In the figure below, what is the value ($$kOmega$$) of R needed to make $$i_1=1.25"mA"$$?

 

We first want to simplify the circuit to find the equivalent resistance ($R_{eq}$).

Resistors in series add together, so we can add the two 4k$\Omega$ resistors together.

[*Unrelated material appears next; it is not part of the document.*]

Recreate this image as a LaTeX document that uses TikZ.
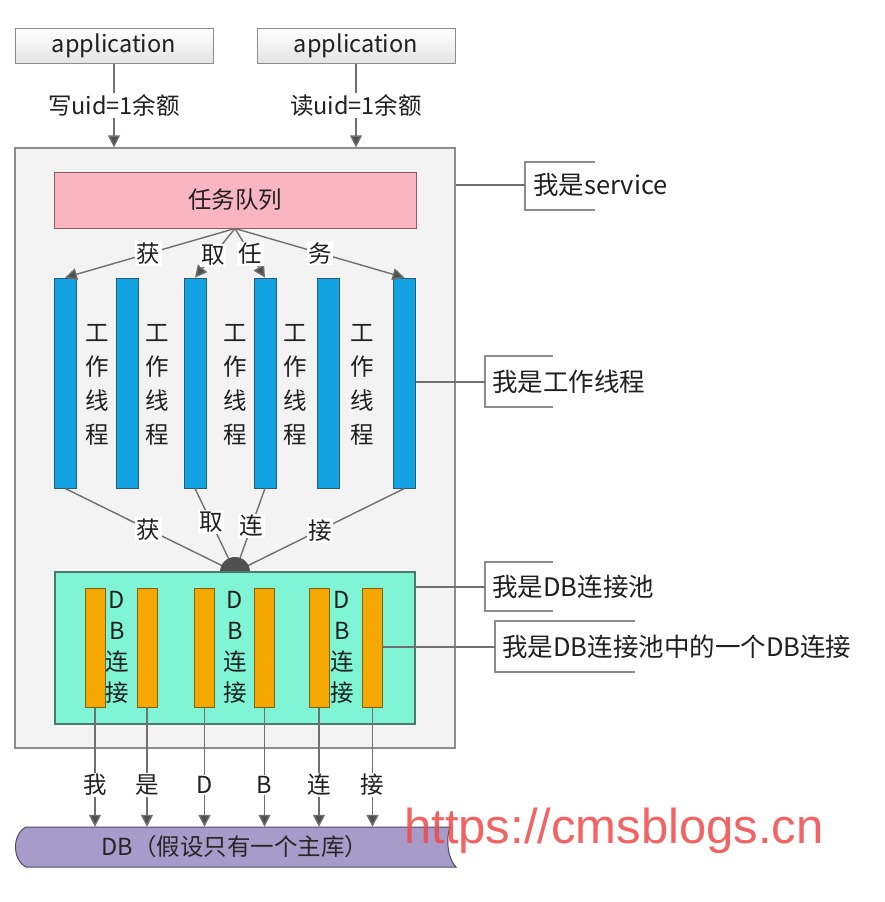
\documentclass[tikz,border=0pt]{standalone}
\usepackage{fontspec}
\setmainfont{Noto Sans CJK SC}
\newfontfamily\wmfont{Liberation Sans}
\usetikzlibrary{arrows.meta,calc}
\definecolor{svcfill}{HTML}{F3F3F3}
\definecolor{svcborder}{HTML}{8C8C8C}
\definecolor{appgray}{HTML}{E4E4E4}
\definecolor{queuefill}{HTML}{F9B5C1}
\definecolor{queueborder}{HTML}{8B5A64}
\definecolor{barblue}{HTML}{14A3E2}
\definecolor{bluedark}{HTML}{25607A}
\definecolor{poolfill}{HTML}{80F5D6}
\definecolor{poolborder}{HTML}{4D7A6E}
\definecolor{barorange}{HTML}{F5A800}
\definecolor{orangedark}{HTML}{7A6020}
\definecolor{dbpurple}{HTML}{A79CC9}
\definecolor{dbborder}{HTML}{4F4A66}
\definecolor{linegray}{HTML}{707070}
\definecolor{hubgray}{HTML}{505050}
\definecolor{txt}{HTML}{202020}
\definecolor{wmred}{HTML}{F04848}
\begin{document}
\begin{tikzpicture}[x=1pt,y=-1pt,
  font=\fontsize{23.5}{28}\selectfont, text=txt,
  appbox/.style={draw=svcborder, line width=1pt, top color=white, bottom color=appgray, minimum width=198pt, minimum height=35pt, inner sep=0pt},
  conn/.style={draw=linegray, line width=1.4pt},
  arr/.style={conn, -{Triangle[width=12pt,length=12pt,fill=hubgray]}},
  lbl/.style={fill=white, inner sep=1.5pt},
  bluebar/.style={draw=bluedark, line width=0.8pt, fill=barblue, minimum width=22pt, minimum height=210pt, inner sep=0pt},
  orangebar/.style={draw=orangedark, line width=0.8pt, fill=barorange, minimum width=20pt, minimum height=119pt, inner sep=0pt},
  vtext/.style={align=center, inner sep=0pt, font=\fontsize{23.5}{34}\selectfont},
  dtext/.style={align=center, inner sep=0pt, font=\fontsize{23.5}{31}\selectfont},
  note/.style={anchor=west, inner sep=0pt, font=\fontsize{25.5}{30}\selectfont},
  bracket/.style={draw=svcborder, line width=1.3pt}
]
\useasboundingbox (0,0) rectangle (884,902);
\fill[white] (0,0) rectangle (884,902);

% service box
\node[draw=svcborder, line width=1.2pt, fill=svcfill, minimum width=440pt, minimum height=600pt, inner sep=0pt] (svc) at (235,448) {};

% applications
\node[appbox] (app1) at (114,45.5) {application};
\node[appbox] (app2) at (356,45.5) {application};
\draw[arr] (app1.south) -- (app1.south |- svc.north) node[lbl,pos=0.5] {写uid=1余额};
\draw[arr] (app2.south) -- (app2.south |- svc.north) node[lbl,pos=0.5] {读uid=1余额};

% task queue
\node[draw=queueborder, line width=1pt, fill=queuefill, minimum width=362pt, minimum height=56pt, inner sep=0pt] (queue) at (235,200) {任务队列};

% worker bars
\node[bluebar] (b1) at (65,383) {};
\node[bluebar] (b2) at (127,383) {};
\node[bluebar] (b3) at (195,383) {};
\node[bluebar] (b4) at (265,383) {};
\node[bluebar] (b5) at (328.5,383) {};
\node[bluebar] (b6) at (404.5,383) {};
\node[vtext] (w1) at (97,385) {工\\作\\线\\程};
\node[vtext] (w2) at (157,385) {工\\作\\线\\程};
\node[vtext] (w3) at (235,385) {工\\作\\线\\程};
\node[vtext] (w4) at (295,385) {工\\作\\线\\程};
\node[vtext] (w5) at (362,385) {工\\作\\线\\程};

% task arrows
\coordinate (qs) at (queue.south);
\draw[arr] (qs) -- (b1.north) node[lbl,pos=0.51] {获};
\draw[arr] (qs) -- (b3.north) node[lbl,pos=0.55] {取};
\draw[arr] (qs) -- (b4.north) node[lbl,pos=0.52] {任};
\draw[arr] (qs) -- (b6.north) node[lbl,pos=0.5] {务};

% connections to hub
\coordinate (hub) at (235,572);
\draw[conn] (b1.south) -- (hub) node[lbl,pos=0.49] {获};
\draw[conn] (b3.south) -- (hub) node[lbl,pos=0.4] {取};
\draw[conn] (b4.south) -- (hub) node[lbl,pos=0.45] {连};
\draw[conn] (b6.south) -- (hub) node[lbl,pos=0.5] {接};
\fill[hubgray] (hub) circle[radius=15pt];

% pool
\node[draw=poolborder, line width=1.2pt, fill=poolfill, minimum width=360pt, minimum height=152pt, inner sep=0pt] (pool) at (235,648) {};
\node[orangebar] (o1) at (95,647.5) {};
\node[orangebar] (o2) at (147,647.5) {};
\node[orangebar] (o3) at (204.5,647.5) {};
\node[orangebar] (o4) at (264.5,647.5) {};
\node[orangebar] (o5) at (319,647.5) {};
\node[orangebar] (o6) at (372.5,647.5) {};
\node[dtext] (d1) at (117,647) {D\\B\\连\\接};
\node[dtext] (d2) at (235,647) {D\\B\\连\\接};
\node[dtext] (d3) at (342,647) {D\\B\\连\\接};

% DB
\filldraw[fill=dbpurple, draw=dbborder, line width=1pt]
  (26,827) -- (450,827) .. controls (446,838) and (447,858) .. (456,867)
  -- (26,867) .. controls (12,860) and (12,834) .. (26,827) -- cycle;
\node[minimum width=440pt, minimum height=40pt, inner sep=0pt, text=black!85] (db) at (235,847) {DB（假设只有一个主库）};

\draw[arr] (o1.south) -- (o1.south |- db.north) node[lbl,pos=0.65] {我};
\draw[arr] (o2.south) -- (o2.south |- db.north) node[lbl,pos=0.65] {是};
\draw[arr] (o3.south) -- (o3.south |- db.north) node[lbl,pos=0.65] {D};
\draw[arr] (o4.south) -- (o4.south |- db.north) node[lbl,pos=0.65] {B};
\draw[arr] (o5.south) -- (o5.south |- db.north) node[lbl,pos=0.65] {连};
\draw[arr] (o6.south) -- (o6.south |- db.north) node[lbl,pos=0.65] {接};

% notes
\node[note] (n1) at (533,185) {我是service};
\draw[bracket] (595,162) -- (525,162) -- (525,210) -- (595,210);
\coordinate (k1) at (525,185);
\draw[conn] (svc.east |- n1.west) -- (k1);

\node[note] (n2) at (492,382) {我是工作线程};
\draw[bracket] (553,356) -- (485,356) -- (485,407) -- (553,407);
\coordinate (k2) at (485,382);
\draw[conn] (b6.east |- n2.west) -- (k2);

\node[note] (n3) at (492,587) {我是DB连接池};
\draw[bracket] (553,562) -- (485,562) -- (485,611) -- (553,611);
\coordinate (k3) at (485,587);
\draw[conn] (pool.east |- n3.west) -- (k3);

\node[note] (n4) at (502,647) {我是DB连接池中的一个DB连接};
\draw[bracket] (635,621) -- (495,621) -- (495,672) -- (635,672);
\coordinate (k4) at (495,647);
\draw[conn] (o6.east |- n4.west) -- (k4);

% watermark
\node[anchor=base west, inner sep=0pt, text=wmred, text opacity=0.85, font=\wmfont\fontsize{49}{49}\selectfont] (wm) at (404,843) {https://cmsblogs.cn};
\end{tikzpicture}
\end{document}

$R_{eq1}=4k\Omega +4k\Omega =8k\Omega$

Next, we want to get an expression for the combined parallel resistance of $R_{eq1}$ and $R$. We can use the equation for finding the equivalent resistance of two resistors in parallel to do so:

$$\begin{gathered} R_{eq}=\frac{R_1{R}_2}{R_1+R_2} \\ {R}_{eq2}=\frac{\left(R\right)\left(8k\Omega \right)}{R+8k\Omega } \end{gathered}$$

Finally, we add this to the 4k$\Omega$ resistor in series to find the equivalent resistance of the circuit.

$$\begin{gathered} R_{eq}=4k\Omega +R_{eq2} \\ {R}_{eq}=4k\Omega +\frac{\left(R\right)\left(8k\Omega \right)}{R+8k\Omega } \\ {R}_{eq}=\frac{\left(4k\Omega \right)\left(R\right)+\left(32000k\Omega \right)}{R+8k\Omega }+\frac{\left(R\right)\left(8k\Omega \right)}{R+8k\Omega } \\ {R}_{eq}=\frac{\left(12k\Omega \right)\left(R\right)+\left(32000k\Omega \right)}{R+8k\Omega } \end{gathered}$$

Now that we have the equivalent resistance, we use Ohm's law to solve for R:

$$\begin{gathered} V = IR \\ 10V= 1.25mA *\left(\frac{\left(12k\Omega \right)\left(R\right)+\left(32000k\Omega \right)}{R+8k\Omega }\right) \\ 8000 = \frac{\left(12k\right)\left(R\right)+32000k}{R+8k} \\ 8kR + 64000k = 12kR + 32000k \\ 4kR = 32000k \\ R = 8k\Omega \end{gathered}$$

Therefore, R must be equal to 8k$\Omega$.